The Gates of the Middle East: Eastern Turkey


Eastern Turkey. Vast and untamed. People warn of wild dogs and roaming terrorists. My biggest problem, I’m happy to say, has been a plethora of punctures! Having made it from England to Eastern Turkey with only a single puncture, I’ve had four punctures in the last five days!

The long ribbon of asphalt that I’ve followed for most of the breadth of this enormous country has left me in the frontier town of Dogubayazit, the last town in Turkey, at the foot of Mount Ararat, the country’s highest peak at 5176 metres. The mountain, which was, according to biblical accounts, where Noah grounded his Ark as the floods receded, looms high over the arid landscape. It is capped with snow, and wispy white clouds emanate from its peak. I can see where it got its biblical connections.

The sun sets early in the mountains. I watched the sharp silhouette of the distant chain of jagged mountaintops slowly recede into the darkness. The call to prayer echoed across the arid landscape, wild dogs howling along to the sound from the dark distance, and I’m glad I find myself once more in the comfort of a hotel. This is becoming an expensive habit!

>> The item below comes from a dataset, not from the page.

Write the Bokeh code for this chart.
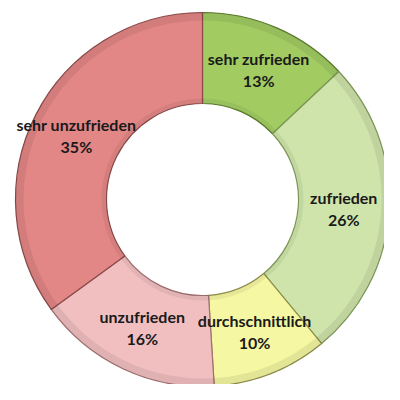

When the sun rises over the mountains tomorrow morning, I will ride the final few miles to the Iranian border. I hope to leave my westernised preconceptions at customs, and head into this culturally distant and often mistrusted land with a open mind and a friendly smile. Finally, I enter the Middle East.


4 thoughts on “The Gates of the Middle East: Eastern Turkey

  1. Chanced upon your blog in my reader and boy I’m glad I did. What a courageous, interesting young man you are. I have spent a happy hour reading your journey thus far and it has been a pleasure. I will be making a donation as I believe that your efforts should be noted and rewarded. I certainly look forward to reading more posts soon. Btw the wild dogs must have been terrifying? I would have stayed in a hotel the next night as well. Makes me proud to be a Leeds lass ( although I’ve lived in Australia since age 4!!!)
    Happy and safe riding

    • Thanks Claire! Aye, the dogs were pretty frightening! Though I’m not sure that, after two and a half months cycling, there’s much meat left on me to provide much of a meal for a hungry dog, so there’s a chance they wouldn’t actually eat me!

  2. Crossing to the Middle East. Exciting. Moses country. Awesome. How is camping along the roads? Is it easy to find places? Are locals ok with you being there?


    Safe travels and don’t get eaten by wild dogs!

  3. You’re obviously not thinking laterally enough. Why not eat the dogs before they eat you. Or maybe just tell them that’s what you’re going to do to deter them.